Difficult customers are another thing that could be stressing out your bartenders. Bartenders often have to deal with a range of customer personalities, from the overly friendly to the aggressive and demanding. These interactions, over time, may cause emotional and mental stress.
Hold regular staff meetings to discuss customer interactions, offer support and advice, and provide your team with the necessary resources and training to handle difficult situations.
Repetitive tasks, such as taking orders, tapping beers, or making the same cocktails repeatedly, can make bartenders feel stuck in a monotonous cycle.
An effective POS system can prevent bartender burnout by optimizing workflow and minimizing redundancy in tasks. This will reduce mental fatigue and improve overall customer satisfaction.
Long and Unpredictable Hours
Working in a bar often requires bartenders to put in long hours that can stretch into the early mornings. Lack of sleep, coupled with the unpredictability of scheduling, affects a worker’s overall quality of life and can contribute to stress.
Encourage your bartenders to communicate their scheduling preferences and make an effort to balance their work hours. It’s important to include sufficient time for rest and recuperation.
Lack of Career Growth
For some bartenders, the inability to advance in their careers or gain additional skills and recognition can lead to frustration and stress.

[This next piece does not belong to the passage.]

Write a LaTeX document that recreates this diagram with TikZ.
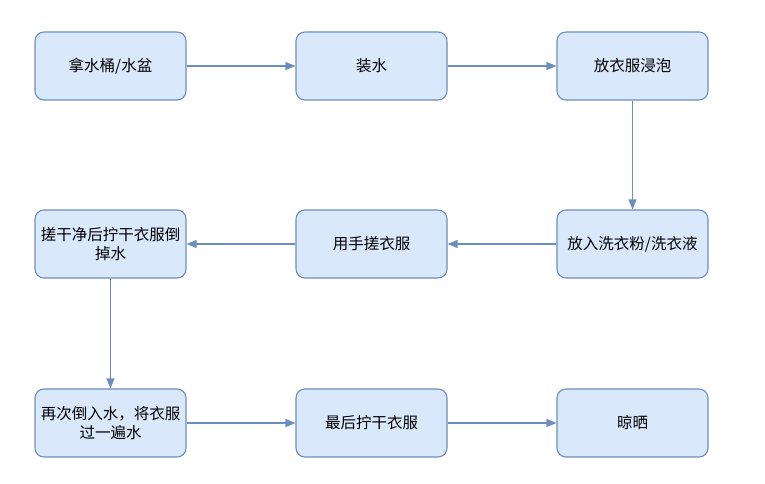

Offer opportunities for professional development, such as cocktail-making workshops or seminars on customer service. Recognize and reward excellence in the workplace to foster a motivated and positive team culture.
By addressing these stress factors and working to create a supportive and balanced work environment, your bartenders can better manage stress and burnout—consequently improving their job satisfaction and productivity.